REQUIRED WORK: Please transcribe the listing below in full and word for word, without its pictures.

◇ ◇ ◇ ◇ ◇

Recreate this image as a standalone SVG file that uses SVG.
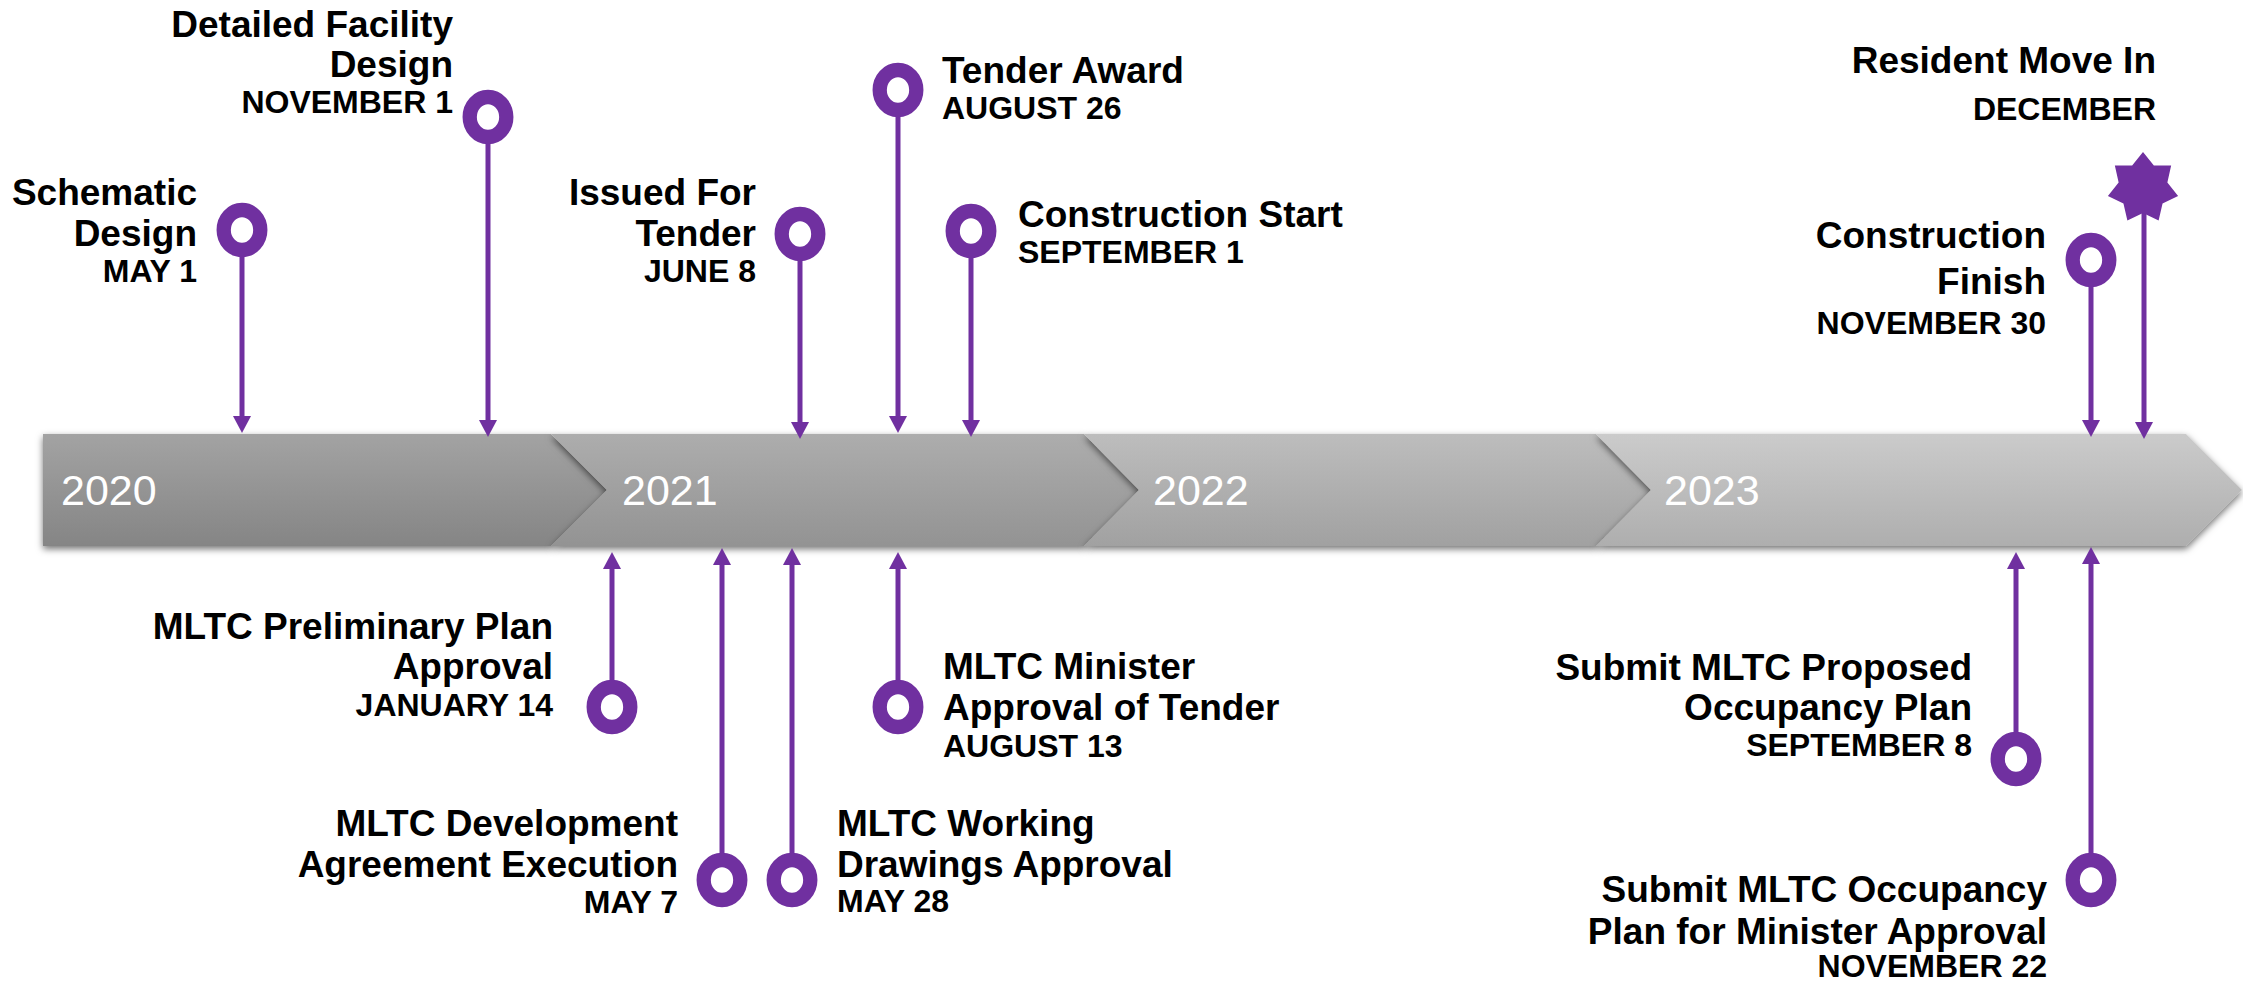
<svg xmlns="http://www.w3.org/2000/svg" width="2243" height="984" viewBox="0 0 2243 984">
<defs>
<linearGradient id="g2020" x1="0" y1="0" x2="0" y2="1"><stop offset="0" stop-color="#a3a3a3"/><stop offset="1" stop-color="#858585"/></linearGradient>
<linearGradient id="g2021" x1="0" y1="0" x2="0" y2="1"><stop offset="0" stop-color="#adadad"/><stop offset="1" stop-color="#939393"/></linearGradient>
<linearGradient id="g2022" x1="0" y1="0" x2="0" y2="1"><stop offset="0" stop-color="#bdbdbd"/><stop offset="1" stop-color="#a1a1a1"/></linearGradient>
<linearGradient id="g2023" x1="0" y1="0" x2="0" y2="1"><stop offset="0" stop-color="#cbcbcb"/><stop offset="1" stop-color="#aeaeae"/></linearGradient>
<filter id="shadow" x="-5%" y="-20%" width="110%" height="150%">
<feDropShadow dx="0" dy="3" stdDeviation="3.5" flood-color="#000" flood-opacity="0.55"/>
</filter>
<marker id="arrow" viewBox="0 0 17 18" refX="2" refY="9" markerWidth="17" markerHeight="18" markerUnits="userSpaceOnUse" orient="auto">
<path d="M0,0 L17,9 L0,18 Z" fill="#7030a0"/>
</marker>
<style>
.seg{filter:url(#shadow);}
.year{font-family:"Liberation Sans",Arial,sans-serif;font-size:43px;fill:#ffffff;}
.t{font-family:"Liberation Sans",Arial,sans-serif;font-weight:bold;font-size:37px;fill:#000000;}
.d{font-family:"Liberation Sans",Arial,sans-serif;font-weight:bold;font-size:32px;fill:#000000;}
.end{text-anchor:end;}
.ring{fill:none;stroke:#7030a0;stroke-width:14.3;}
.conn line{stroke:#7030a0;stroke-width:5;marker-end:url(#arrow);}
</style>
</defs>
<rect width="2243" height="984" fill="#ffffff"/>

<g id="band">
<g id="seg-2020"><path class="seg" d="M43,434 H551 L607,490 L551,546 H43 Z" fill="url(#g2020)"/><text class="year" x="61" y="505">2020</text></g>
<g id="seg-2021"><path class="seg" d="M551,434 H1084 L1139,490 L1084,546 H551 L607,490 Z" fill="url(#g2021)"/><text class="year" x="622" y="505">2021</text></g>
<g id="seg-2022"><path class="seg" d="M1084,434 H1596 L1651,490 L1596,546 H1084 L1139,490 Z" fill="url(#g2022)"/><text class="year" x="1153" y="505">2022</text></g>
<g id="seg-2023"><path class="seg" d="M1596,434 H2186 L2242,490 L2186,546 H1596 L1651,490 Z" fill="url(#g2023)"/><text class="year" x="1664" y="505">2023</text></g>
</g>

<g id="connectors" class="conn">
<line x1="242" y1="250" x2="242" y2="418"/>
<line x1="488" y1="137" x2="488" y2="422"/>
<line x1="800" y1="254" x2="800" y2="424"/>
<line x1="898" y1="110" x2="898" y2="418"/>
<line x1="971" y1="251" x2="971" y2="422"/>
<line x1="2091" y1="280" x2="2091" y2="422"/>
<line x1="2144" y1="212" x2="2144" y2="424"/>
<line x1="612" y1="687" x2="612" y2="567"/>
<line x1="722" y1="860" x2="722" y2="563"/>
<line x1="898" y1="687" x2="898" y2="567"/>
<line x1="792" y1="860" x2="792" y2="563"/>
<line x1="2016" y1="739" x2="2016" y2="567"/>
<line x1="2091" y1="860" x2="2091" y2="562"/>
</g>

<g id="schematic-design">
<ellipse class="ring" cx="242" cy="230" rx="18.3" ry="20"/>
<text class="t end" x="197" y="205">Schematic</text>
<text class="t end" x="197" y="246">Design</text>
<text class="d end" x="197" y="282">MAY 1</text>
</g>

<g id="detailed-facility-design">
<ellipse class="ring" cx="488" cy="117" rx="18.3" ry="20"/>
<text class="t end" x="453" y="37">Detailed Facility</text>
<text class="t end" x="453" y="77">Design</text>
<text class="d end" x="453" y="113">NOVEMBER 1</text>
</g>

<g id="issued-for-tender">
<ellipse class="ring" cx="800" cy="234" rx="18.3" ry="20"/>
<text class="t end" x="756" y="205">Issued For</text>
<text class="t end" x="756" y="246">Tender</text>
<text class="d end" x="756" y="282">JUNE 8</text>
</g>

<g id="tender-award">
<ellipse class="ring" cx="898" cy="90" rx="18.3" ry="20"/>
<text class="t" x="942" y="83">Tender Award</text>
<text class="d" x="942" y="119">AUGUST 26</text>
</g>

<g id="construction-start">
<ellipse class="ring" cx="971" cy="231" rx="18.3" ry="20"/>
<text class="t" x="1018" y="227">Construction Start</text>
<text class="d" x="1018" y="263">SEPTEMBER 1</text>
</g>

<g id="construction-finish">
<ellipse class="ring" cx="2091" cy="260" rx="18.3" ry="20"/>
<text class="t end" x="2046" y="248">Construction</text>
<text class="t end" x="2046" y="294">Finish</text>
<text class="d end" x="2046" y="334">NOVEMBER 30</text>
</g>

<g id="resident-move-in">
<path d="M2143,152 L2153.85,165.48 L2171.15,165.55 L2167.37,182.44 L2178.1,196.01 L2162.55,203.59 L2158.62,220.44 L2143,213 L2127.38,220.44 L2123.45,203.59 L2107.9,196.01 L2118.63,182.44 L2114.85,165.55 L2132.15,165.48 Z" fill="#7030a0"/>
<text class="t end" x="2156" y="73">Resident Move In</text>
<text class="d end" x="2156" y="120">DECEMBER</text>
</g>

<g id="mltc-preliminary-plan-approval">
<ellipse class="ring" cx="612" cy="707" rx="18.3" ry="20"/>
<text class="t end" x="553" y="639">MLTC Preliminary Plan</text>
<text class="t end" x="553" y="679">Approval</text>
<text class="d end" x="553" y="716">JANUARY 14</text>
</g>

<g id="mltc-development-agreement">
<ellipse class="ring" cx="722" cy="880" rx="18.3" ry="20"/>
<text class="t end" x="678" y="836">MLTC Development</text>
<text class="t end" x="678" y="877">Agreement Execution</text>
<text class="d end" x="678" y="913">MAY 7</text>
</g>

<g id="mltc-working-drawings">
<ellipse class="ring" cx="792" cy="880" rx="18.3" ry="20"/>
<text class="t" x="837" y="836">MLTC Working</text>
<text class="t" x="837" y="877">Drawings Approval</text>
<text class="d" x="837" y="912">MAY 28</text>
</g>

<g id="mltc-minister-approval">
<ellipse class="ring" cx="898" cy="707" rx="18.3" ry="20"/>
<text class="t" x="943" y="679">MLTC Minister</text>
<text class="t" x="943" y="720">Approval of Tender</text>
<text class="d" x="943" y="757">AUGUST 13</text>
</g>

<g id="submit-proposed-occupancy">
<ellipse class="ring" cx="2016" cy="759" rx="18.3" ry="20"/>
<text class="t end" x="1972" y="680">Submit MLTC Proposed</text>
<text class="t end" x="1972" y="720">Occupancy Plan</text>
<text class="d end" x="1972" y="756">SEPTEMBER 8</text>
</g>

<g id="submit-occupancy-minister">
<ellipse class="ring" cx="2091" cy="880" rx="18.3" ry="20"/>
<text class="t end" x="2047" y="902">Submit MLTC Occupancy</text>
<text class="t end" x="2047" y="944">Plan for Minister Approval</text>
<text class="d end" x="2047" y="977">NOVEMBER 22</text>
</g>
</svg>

◇ ◇ ◇ ◇ ◇

SOLVED EXERCISE:
Recreate this image as a standalone SVG file that uses SVG.
<svg xmlns="http://www.w3.org/2000/svg" width="2243" height="984" viewBox="0 0 2243 984">
<defs>
<linearGradient id="g2020" x1="0" y1="0" x2="0" y2="1"><stop offset="0" stop-color="#a3a3a3"/><stop offset="1" stop-color="#858585"/></linearGradient>
<linearGradient id="g2021" x1="0" y1="0" x2="0" y2="1"><stop offset="0" stop-color="#adadad"/><stop offset="1" stop-color="#939393"/></linearGradient>
<linearGradient id="g2022" x1="0" y1="0" x2="0" y2="1"><stop offset="0" stop-color="#bdbdbd"/><stop offset="1" stop-color="#a1a1a1"/></linearGradient>
<linearGradient id="g2023" x1="0" y1="0" x2="0" y2="1"><stop offset="0" stop-color="#cbcbcb"/><stop offset="1" stop-color="#aeaeae"/></linearGradient>
<filter id="shadow" x="-5%" y="-20%" width="110%" height="150%">
<feDropShadow dx="0" dy="3" stdDeviation="3.5" flood-color="#000" flood-opacity="0.55"/>
</filter>
<marker id="arrow" viewBox="0 0 17 18" refX="2" refY="9" markerWidth="17" markerHeight="18" markerUnits="userSpaceOnUse" orient="auto">
<path d="M0,0 L17,9 L0,18 Z" fill="#7030a0"/>
</marker>
<style>
.seg{filter:url(#shadow);}
.year{font-family:"Liberation Sans",Arial,sans-serif;font-size:43px;fill:#ffffff;}
.t{font-family:"Liberation Sans",Arial,sans-serif;font-weight:bold;font-size:37px;fill:#000000;}
.d{font-family:"Liberation Sans",Arial,sans-serif;font-weight:bold;font-size:32px;fill:#000000;}
.end{text-anchor:end;}
.ring{fill:none;stroke:#7030a0;stroke-width:14.3;}
.conn line{stroke:#7030a0;stroke-width:5;marker-end:url(#arrow);}
</style>
</defs>
<rect width="2243" height="984" fill="#ffffff"/>

<g id="band">
<g id="seg-2020"><path class="seg" d="M43,434 H551 L607,490 L551,546 H43 Z" fill="url(#g2020)"/><text class="year" x="61" y="505">2020</text></g>
<g id="seg-2021"><path class="seg" d="M551,434 H1084 L1139,490 L1084,546 H551 L607,490 Z" fill="url(#g2021)"/><text class="year" x="622" y="505">2021</text></g>
<g id="seg-2022"><path class="seg" d="M1084,434 H1596 L1651,490 L1596,546 H1084 L1139,490 Z" fill="url(#g2022)"/><text class="year" x="1153" y="505">2022</text></g>
<g id="seg-2023"><path class="seg" d="M1596,434 H2186 L2242,490 L2186,546 H1596 L1651,490 Z" fill="url(#g2023)"/><text class="year" x="1664" y="505">2023</text></g>
</g>

<g id="connectors" class="conn">
<line x1="242" y1="250" x2="242" y2="418"/>
<line x1="488" y1="137" x2="488" y2="422"/>
<line x1="800" y1="254" x2="800" y2="424"/>
<line x1="898" y1="110" x2="898" y2="418"/>
<line x1="971" y1="251" x2="971" y2="422"/>
<line x1="2091" y1="280" x2="2091" y2="422"/>
<line x1="2144" y1="212" x2="2144" y2="424"/>
<line x1="612" y1="687" x2="612" y2="567"/>
<line x1="722" y1="860" x2="722" y2="563"/>
<line x1="898" y1="687" x2="898" y2="567"/>
<line x1="792" y1="860" x2="792" y2="563"/>
<line x1="2016" y1="739" x2="2016" y2="567"/>
<line x1="2091" y1="860" x2="2091" y2="562"/>
</g>

<g id="schematic-design">
<ellipse class="ring" cx="242" cy="230" rx="18.3" ry="20"/>
<text class="t end" x="197" y="205">Schematic</text>
<text class="t end" x="197" y="246">Design</text>
<text class="d end" x="197" y="282">MAY 1</text>
</g>

<g id="detailed-facility-design">
<ellipse class="ring" cx="488" cy="117" rx="18.3" ry="20"/>
<text class="t end" x="453" y="37">Detailed Facility</text>
<text class="t end" x="453" y="77">Design</text>
<text class="d end" x="453" y="113">NOVEMBER 1</text>
</g>

<g id="issued-for-tender">
<ellipse class="ring" cx="800" cy="234" rx="18.3" ry="20"/>
<text class="t end" x="756" y="205">Issued For</text>
<text class="t end" x="756" y="246">Tender</text>
<text class="d end" x="756" y="282">JUNE 8</text>
</g>

<g id="tender-award">
<ellipse class="ring" cx="898" cy="90" rx="18.3" ry="20"/>
<text class="t" x="942" y="83">Tender Award</text>
<text class="d" x="942" y="119">AUGUST 26</text>
</g>

<g id="construction-start">
<ellipse class="ring" cx="971" cy="231" rx="18.3" ry="20"/>
<text class="t" x="1018" y="227">Construction Start</text>
<text class="d" x="1018" y="263">SEPTEMBER 1</text>
</g>

<g id="construction-finish">
<ellipse class="ring" cx="2091" cy="260" rx="18.3" ry="20"/>
<text class="t end" x="2046" y="248">Construction</text>
<text class="t end" x="2046" y="294">Finish</text>
<text class="d end" x="2046" y="334">NOVEMBER 30</text>
</g>

<g id="resident-move-in">
<path d="M2143,152 L2153.85,165.48 L2171.15,165.55 L2167.37,182.44 L2178.1,196.01 L2162.55,203.59 L2158.62,220.44 L2143,213 L2127.38,220.44 L2123.45,203.59 L2107.9,196.01 L2118.63,182.44 L2114.85,165.55 L2132.15,165.48 Z" fill="#7030a0"/>
<text class="t end" x="2156" y="73">Resident Move In</text>
<text class="d end" x="2156" y="120">DECEMBER</text>
</g>

<g id="mltc-preliminary-plan-approval">
<ellipse class="ring" cx="612" cy="707" rx="18.3" ry="20"/>
<text class="t end" x="553" y="639">MLTC Preliminary Plan</text>
<text class="t end" x="553" y="679">Approval</text>
<text class="d end" x="553" y="716">JANUARY 14</text>
</g>

<g id="mltc-development-agreement">
<ellipse class="ring" cx="722" cy="880" rx="18.3" ry="20"/>
<text class="t end" x="678" y="836">MLTC Development</text>
<text class="t end" x="678" y="877">Agreement Execution</text>
<text class="d end" x="678" y="913">MAY 7</text>
</g>

<g id="mltc-working-drawings">
<ellipse class="ring" cx="792" cy="880" rx="18.3" ry="20"/>
<text class="t" x="837" y="836">MLTC Working</text>
<text class="t" x="837" y="877">Drawings Approval</text>
<text class="d" x="837" y="912">MAY 28</text>
</g>

<g id="mltc-minister-approval">
<ellipse class="ring" cx="898" cy="707" rx="18.3" ry="20"/>
<text class="t" x="943" y="679">MLTC Minister</text>
<text class="t" x="943" y="720">Approval of Tender</text>
<text class="d" x="943" y="757">AUGUST 13</text>
</g>

<g id="submit-proposed-occupancy">
<ellipse class="ring" cx="2016" cy="759" rx="18.3" ry="20"/>
<text class="t end" x="1972" y="680">Submit MLTC Proposed</text>
<text class="t end" x="1972" y="720">Occupancy Plan</text>
<text class="d end" x="1972" y="756">SEPTEMBER 8</text>
</g>

<g id="submit-occupancy-minister">
<ellipse class="ring" cx="2091" cy="880" rx="18.3" ry="20"/>
<text class="t end" x="2047" y="902">Submit MLTC Occupancy</text>
<text class="t end" x="2047" y="944">Plan for Minister Approval</text>
<text class="d end" x="2047" y="977">NOVEMBER 22</text>
</g>
</svg>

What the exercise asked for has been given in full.